Parlement: soepeler leennormen voor jonge woningkopers
Een meerderheid van de Tweede Kamer wil dat het kabinet zorgt voor soepeler hypotheekregels. Door de strenge Nibud-normen hebben starters moeite om een woning te kopen.
Uit verschillende recente publicaties blijkt dat het aantal jonge woningkopers afneemt. Als oorzaak worden de sinds de crisis aangescherpte leennormen genoemd. Een Kamermeerderheid stemde in met een CDA-motie die het kabinet oproept de normen voor vooral jonge huizenkopers te versoepelen. Het Nationaal Instituut voor Budgetvoorlichting (Nibud) houdt volgens het parlement ten onrechte geen rekening met de salarisontwikkeling.
Jongeren beginnen doorgaans met een laag salaris, maar groeien in relatief korte tijd naar een fors hoger inkomen. Deze salarisstijging rechtvaardigt een hogere hypotheek, aldus de CDA-kamerfractie. Ook de lagere energielasten zijn een reden dat mensen meer zouden mogen en kunnen lenen, aldus een meerderheid van Tweede Kamer. Overigens maakte het Nibud dit voorjaar bekend dat vanaf 2017 het salaris van een partner een positievere invloed heeft op de bepaling van het hypotheekbedrag.

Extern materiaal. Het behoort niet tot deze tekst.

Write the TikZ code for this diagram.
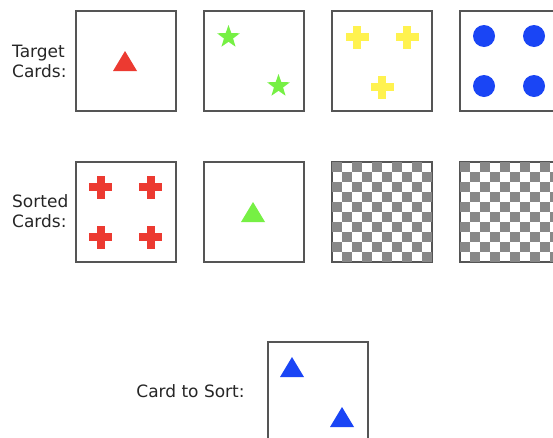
\documentclass[tikz,border=0pt]{standalone}
\usepackage{fontspec}
\setmainfont{DejaVu Sans}
\usetikzlibrary{shapes.geometric}
\definecolor{cardborder}{HTML}{555555}
\definecolor{shred}{HTML}{EC3A31}
\definecolor{shgreen}{HTML}{76F044}
\definecolor{shyellow}{HTML}{FFF24F}
\definecolor{shblue}{HTML}{1A45F5}
\definecolor{checkgray}{HTML}{888888}
\tikzset{
  card/.style={draw=cardborder, line width=1.3pt, minimum size=100pt, inner sep=0pt, fill=white},
  lbl/.style={font=\fontsize{17}{20}\selectfont, text=black!85, inner sep=0pt, align=left},
  starshape/.style={star, star points=5, star point ratio=2.5, minimum size=24pt, inner sep=0pt, fill=shgreen, draw=none},
  dot/.style={circle, minimum size=22pt, inner sep=0pt, fill=shblue, draw=none}
}
\newcommand{\tri}[3]{\fill[#3] (#1-12,#2+10) -- (#1,#2-10) -- (#1+12,#2+10) -- cycle;}
\newcommand{\crs}[3]{\fill[#3] (#1-11.5,#2-4) rectangle (#1+11.5,#2+4); \fill[#3] (#1-4,#2-11.5) rectangle (#1+4,#2+11.5);}
\begin{document}
\begin{tikzpicture}[x=1pt,y=-1pt]
\useasboundingbox (0,0) rectangle (553,437);
\clip (0,0) rectangle (553,437);
% labels
\node[lbl, anchor=west] (lt) at (12,61) {Target\\Cards:};
\node[lbl, anchor=west] (ls) at (12,211) {Sorted\\Cards:};
\node[lbl] (lc) at (190.5,391) {Card to Sort:};
% target cards
\node[card] (t1) at (126,61) {};
\node[card] (t2) at (254,61) {};
\node[card] (t3) at (382,61) {};
\node[card] (t4) at (510,61) {};
% sorted cards
\node[card] (s1) at (126,212) {};
\node[card] (s2) at (254,212) {};
\node[card] (s3) at (382,212) {};
\node[card] (s4) at (510,212) {};
% card to sort
\node[card] (c1) at (318,392) {};
% target contents
\tri{125}{61}{shred}
\node[starshape] (st1) at (228.5,37) {};
\node[starshape] (st2) at (278.5,86) {};
\crs{357}{37}{shyellow}
\crs{407}{37}{shyellow}
\crs{382}{87}{shyellow}
\node[dot] (d1) at (484,36) {};
\node[dot] (d2) at (534,36) {};
\node[dot] (d3) at (484,86) {};
\node[dot] (d4) at (534,86) {};
% sorted contents
\crs{100.5}{187}{shred}
\crs{150.5}{187}{shred}
\crs{100.5}{237}{shred}
\crs{150.5}{237}{shred}
\tri{253}{212}{shgreen}
\foreach \ox in {332,460}{
  \foreach \i in {0,...,9}{
    \foreach \j in {0,...,9}{
      \pgfmathparse{int(mod(\i+\j,2))}
      \ifnum\pgfmathresult=0
        \fill[checkgray] (\ox+10*\i,162+10*\j) rectangle (\ox+10*\i+10,162+10*\j+10);
      \fi
    }
  }
}
\draw[cardborder, line width=1.3pt] (s3.south west) rectangle (s3.north east);
\draw[cardborder, line width=1.3pt] (s4.south west) rectangle (s4.north east);
% card to sort contents
\tri{292}{367}{shblue}
\tri{342}{417}{shblue}
\end{tikzpicture}
\end{document}
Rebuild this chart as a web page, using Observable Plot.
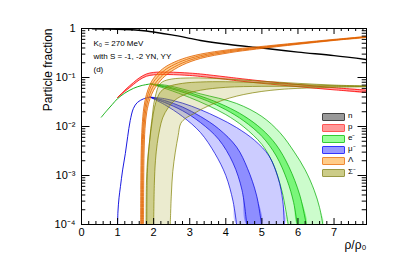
<!DOCTYPE html>
<html><head><meta charset="utf-8">
<script src="https://cdn.jsdelivr.net/npm/d3@7"></script>
<script src="https://cdn.jsdelivr.net/npm/@observablehq/plot@0.6"></script>
<style>
body{margin:0;background:#fff;}
#wrap{position:relative;width:407px;height:264px;font-family:"Liberation Sans",Arial,sans-serif;}
.lg{position:absolute;left:322px;width:21px;height:6px;}
.lt{position:absolute;left:348px;font-size:8px;line-height:8px;}
</style></head>
<body><div id="wrap"></div>
<script>
// ---- data: [density rho/rho0, particle fraction] ----
const nCurve = [[0.3,0.985],[1,0.965],[1.5,0.93],[1.8,0.89],[2,0.85],[2.5,0.74],[3,0.63],[3.3,0.57],[4.1,0.47],[5,0.40],[6,0.33],[7,0.28],[7.9,0.233]];
const pHi = [[1.0,0.039],[1.2,0.055],[1.44,0.079],[1.6,0.098],[1.8,0.118],[2.0,0.127],[2.4,0.129],[3.0,0.123],[3.3,0.118],[4.0,0.103],[4.3,0.097],[5,0.085],[6,0.072],[7,0.062],[7.9,0.055]];
const pLo = [[1.0,0.039],[1.2,0.052],[1.44,0.072],[1.6,0.089],[1.8,0.106],[2.0,0.113],[2.4,0.115],[3.0,0.11],[3.3,0.105],[4.0,0.092],[4.3,0.086],[5,0.076],[6,0.065],[7,0.056],[7.9,0.05]];
const eRise = [[0.55,0.0155],[0.7,0.021],[0.85,0.028],[1.0,0.037],[1.2,0.048],[1.44,0.06],[1.65,0.068],[1.91,0.074]];
const eOuterHi = [[1.91,0.074],[2.37,0.069],[3.29,0.0465],[4.3,0.0295],[5.0,0.016],[5.5,0.0075],[5.9,0.003],[6.2,0.0013],[6.45,0.0005],[6.6,0.00022],[6.69,0.0001]];
const eOuterLo = [[1.91,0.074],[2.37,0.058],[3.0,0.039],[3.5,0.027],[4.0,0.0175],[4.5,0.0098],[5.0,0.0043],[5.3,0.0018],[5.55,0.0005],[5.66,0.0002],[5.73,0.0001]];
const eInnerHi = [[1.91,0.074],[2.37,0.065],[3.0,0.049],[3.5,0.037],[4.0,0.026],[4.5,0.0165],[5.0,0.0088],[5.4,0.0042],[5.75,0.0015],[6.05,0.0004],[6.23,0.0001]];
const eInnerLo = [[1.91,0.074],[2.37,0.062],[3.0,0.045],[3.5,0.033],[4.0,0.022],[4.5,0.013],[5.0,0.0063],[5.4,0.0025],[5.7,0.0008],[5.88,0.00028],[5.98,0.0001]];
const muRise = [[1.0,0.0001],[1.01,0.00018],[1.04,0.00035],[1.08,0.0006],[1.14,0.0013],[1.215,0.0028],[1.28,0.0062],[1.35,0.0132],[1.44,0.0235],[1.55,0.031],[1.72,0.0367],[1.9,0.0397]];
const muOuterHi = [[1.9,0.0397],[2.3,0.037],[2.8,0.03],[3.3,0.022],[3.8,0.015],[4.3,0.0095],[4.8,0.0052],[5.2,0.0025],[5.45,0.0009],[5.58,0.0003],[5.62,0.0001]];
const muOuterLo = [[1.9,0.0397],[2.3,0.028],[2.8,0.016],[3.3,0.0075],[3.7,0.0028],[4.0,0.001],[4.2,0.0003],[4.3,0.0001]];
const muInnerHi = [[1.9,0.0397],[2.3,0.034],[2.8,0.025],[3.3,0.016],[3.8,0.009],[4.3,0.0038],[4.6,0.0014],[4.85,0.0004],[4.99,0.0001]];
const muInnerLo = [[1.9,0.0397],[2.3,0.031],[2.8,0.021],[3.3,0.012],[3.8,0.0055],[4.2,0.0018],[4.45,0.0005],[4.58,0.0001]];
const lamA = [[1.64,0.0001],[1.645,0.0008],[1.655,0.003],[1.68,0.01],[1.73,0.025],[1.8,0.045],[1.9,0.072],[2.0,0.097],[2.2,0.14],[2.4,0.178],[2.8,0.24],[3.3,0.30],[4.1,0.37],[4.85,0.42],[6.0,0.51],[7.0,0.6],[7.9,0.685]];
const lamB = [[1.665,0.0001],[1.67,0.0008],[1.68,0.003],[1.705,0.0095],[1.755,0.023],[1.83,0.042],[1.93,0.067],[2.0,0.082],[2.2,0.121],[2.4,0.157],[2.8,0.218],[3.3,0.28],[4.1,0.353],[4.85,0.405],[6.0,0.497],[7.0,0.588],[7.9,0.677]];
const lamC = [[1.69,0.0001],[1.695,0.0008],[1.705,0.003],[1.73,0.0093],[1.78,0.021],[1.86,0.039],[1.95,0.058],[2.0,0.068],[2.2,0.104],[2.4,0.138],[2.8,0.198],[3.3,0.262],[4.1,0.336],[4.85,0.392],[6.0,0.486],[7.0,0.579],[7.9,0.668]];
const lamD = [[1.72,0.0001],[1.725,0.0008],[1.735,0.003],[1.76,0.009],[1.81,0.02],[1.9,0.037],[2.0,0.055],[2.2,0.088],[2.4,0.12],[2.8,0.18],[3.3,0.245],[4.1,0.32],[4.85,0.38],[6.0,0.475],[7.0,0.57],[7.9,0.66]];
const sigOuterHi = [[1.79,0.0001],[1.8,0.0007],[1.83,0.002],[1.88,0.0045],[1.92,0.009],[1.97,0.018],[2.0,0.028],[2.07,0.048],[2.14,0.068],[2.25,0.082],[2.5,0.093],[3.0,0.098],[3.5,0.097],[4.0,0.093],[5,0.084],[6,0.076],[7,0.07],[7.9,0.067]];
const sigOuterLo = [[2.46,0.0001],[2.49,0.0004],[2.53,0.0012],[2.6,0.003],[2.68,0.0065],[2.75,0.0115],[2.9,0.015],[3.1,0.018],[3.3,0.022],[3.7,0.03],[4.1,0.038],[4.5,0.045],[5,0.052],[5.5,0.057],[6,0.06],[7,0.063],[7.9,0.065]];
const sigInnerHi = [[1.81,0.0001],[1.82,0.0008],[1.85,0.0025],[1.9,0.006],[1.96,0.013],[2.02,0.024],[2.1,0.038],[2.2,0.052],[2.4,0.065],[2.8,0.076],[3.3,0.081],[4,0.082],[5,0.078],[6,0.072],[7,0.068],[7.9,0.066]];
const sigInnerLo = [[2.0,0.0001],[2.02,0.0007],[2.05,0.002],[2.1,0.0045],[2.17,0.009],[2.25,0.015],[2.4,0.024],[2.6,0.035],[2.9,0.046],[3.3,0.055],[4,0.063],[5,0.066],[6,0.066],[7,0.066],[7.9,0.066]];

const xMajor = [0,1,2,3,4,5,6,7];
const yMajor = [1e-4,1e-3,1e-2,1e-1,1];
const legendLabels = ["n","p","e⁻","μ⁻","Λ","Σ⁻"];
const legendFill = ["#999999","#ff9999","#99ff99","#9999ff","#ffcc88","#cccc88"];
const legendStroke = ["#444444","#ff5555","#33cc33","#3333ff","#ee8833","#999944"];
const notes = ["K₀ = 270 MeV","with S = -1, -2 YN, YY","(d)"];

// ---- helpers ----
const xMinor = d3.range(0, 7.81, 0.2).map(v => +v.toFixed(1)).filter(v => !xMajor.includes(v));
const yMinor = yMajor.slice(0, -1).flatMap(d => d3.range(2, 10).map(k => d * k));
const band = (hi, lo) => hi.concat(lo.slice().reverse());
const sup = {"-":"⁻","1":"¹","2":"²","3":"³","4":"⁴"};
const fmtY = d => d === 1 ? "1" : "10" + String(Math.round(Math.log10(d))).split("").map(c => sup[c]).join("");
const W = 407, H = 264, mL = 81, mR = 41, mT = 28, mB = 40;
const pw = W - mL - mR, ph = H - mT - mB;
const curve = "catmull-rom";
const fillM = (pts, fill, op) => Plot.line(pts, {x: d => d[0], y: d => d[1], fill, fillOpacity: op, stroke: "none", curve, clip: true});
const lineM = (pts, stroke, sw = 0.7) => Plot.line(pts, {x: d => d[0], y: d => d[1], stroke, strokeWidth: sw, curve, clip: true});

const marks = [
  // n
  lineM(nCurve, "black", 1.4),
  // p
  fillM(band(pHi, pLo), "#ff0000", 0.35), lineM(pHi, "#ff0000", 0.8), lineM(pLo, "#ff0000", 0.8),
  // e
  fillM(band(eOuterHi, eOuterLo), "#00ee00", 0.2), fillM(band(eInnerHi, eInnerLo), "#00ee00", 0.4),
  lineM(eRise, "#00aa00", 0.9), lineM(eOuterHi, "#00aa00"), lineM(eOuterLo, "#00aa00"), lineM(eInnerHi, "#00aa00"), lineM(eInnerLo, "#00aa00"),
  // mu
  fillM(band(muOuterHi, muOuterLo), "#0000ff", 0.2), fillM(band(muInnerHi, muInnerLo), "#0000ff", 0.3),
  lineM(muRise, "#0000dd", 0.9), lineM(muOuterHi, "#0000dd"), lineM(muOuterLo, "#0000dd"), lineM(muInnerHi, "#0000dd"), lineM(muInnerLo, "#0000dd"),
  // Lambda
  fillM(band(lamA, lamD), "#ff9911", 0.45),
  lineM(lamA, "#e06000", 0.8), lineM(lamB, "#e06000", 0.8), lineM(lamC, "#e06000", 0.8), lineM(lamD, "#e06000", 0.8),
  // Sigma-
  fillM(band(sigOuterHi, sigOuterLo), "#999911", 0.2), fillM(band(sigInnerHi, sigInnerLo), "#999911", 0.35),
  lineM(sigOuterHi, "#808000"), lineM(sigOuterLo, "#808000"), lineM(sigInnerHi, "#808000"), lineM(sigInnerLo, "#808000"),
  // ticks (inward, all four sides)
  Plot.tickX(xMajor, {x: d => d, insetTop: ph - 6, stroke: "black"}),
  Plot.tickX(xMinor, {x: d => d, insetTop: ph - 3, stroke: "black"}),
  Plot.tickX(xMajor, {x: d => d, insetBottom: ph - 6, stroke: "black"}),
  Plot.tickX(xMinor, {x: d => d, insetBottom: ph - 3, stroke: "black"}),
  Plot.tickY(yMajor, {y: d => d, insetRight: pw - 8.5, stroke: "black"}),
  Plot.tickY(yMinor, {y: d => d, insetRight: pw - 4.3, stroke: "black"}),
  Plot.tickY(yMajor, {y: d => d, insetLeft: pw - 8.5, stroke: "black"}),
  Plot.tickY(yMinor, {y: d => d, insetLeft: pw - 4.3, stroke: "black"}),
  Plot.frame({stroke: "black", strokeWidth: 1}),
  // annotations
  ...notes.map((t, i) => Plot.text([t], {frameAnchor: "top-left", text: d => d, dx: 12, dy: 12 + i * 13, textAnchor: "start", fontSize: 8})),
  Plot.text(["Particle fraction"], {frameAnchor: "top-left", text: d => d, rotate: -90, textAnchor: "end", dx: -38, dy: 0, fontSize: 12}),
  Plot.text(["ρ/ρ₀"], {frameAnchor: "bottom-right", text: d => d, textAnchor: "end", dx: 0, dy: 24, fontSize: 12})
];

const chart = Plot.plot({
  width: W, height: H,
  marginLeft: mL, marginRight: mR, marginTop: mT, marginBottom: mB,
  style: {fontFamily: "Liberation Sans, Arial, sans-serif", fontSize: "11px", background: "white", color: "black"},
  x: {domain: [0, 7.9], ticks: xMajor, tickFormat: d => String(d), tickSize: 0, tickPadding: 4, label: null},
  y: {type: "log", domain: [1e-4, 1], ticks: yMajor, tickFormat: fmtY, tickSize: 0, tickPadding: 6, label: null},
  marks
});
const wrap = document.getElementById("wrap");
wrap.appendChild(chart);
legendLabels.forEach((l, i) => {
  const b = document.createElement("div");
  b.className = "lg";
  b.style.top = (113 + i * 11.1) + "px";
  b.style.background = legendFill[i];
  b.style.border = "1px solid " + legendStroke[i];
  b.style.borderRadius = "1px";
  wrap.appendChild(b);
  const t = document.createElement("div");
  t.className = "lt";
  t.style.top = (112 + i * 11.1) + "px";
  t.textContent = l;
  wrap.appendChild(t);
});
</script>
</body></html>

Het kabinet stelt zich tot nu toe op het standpunt zich niet met de Nibud-normen te willen bemoeien. Bovendien gaan de leennormen invloedrijke partijen als DNB nog niet ver genoeg. De maximale leencapaciteit daalt in 2018 naar 100 procent. DNB, CPB en onlangs ook WRR (Wetenschappelijke Raad voor het Regeringsbeleid) pleiten voor een maximale loan-to-value van 90 procent, zodat de woningmarkt en de woningkopers tegen een volgende crisis zijn opgewassen. Ontwikkelaar BPD meldde onlangs dat de gemiddelde woonlasten 37 procent van het huishoudensinkomen bedragen, 4 procentpunt hoger dan het Nibud wenselijk acht.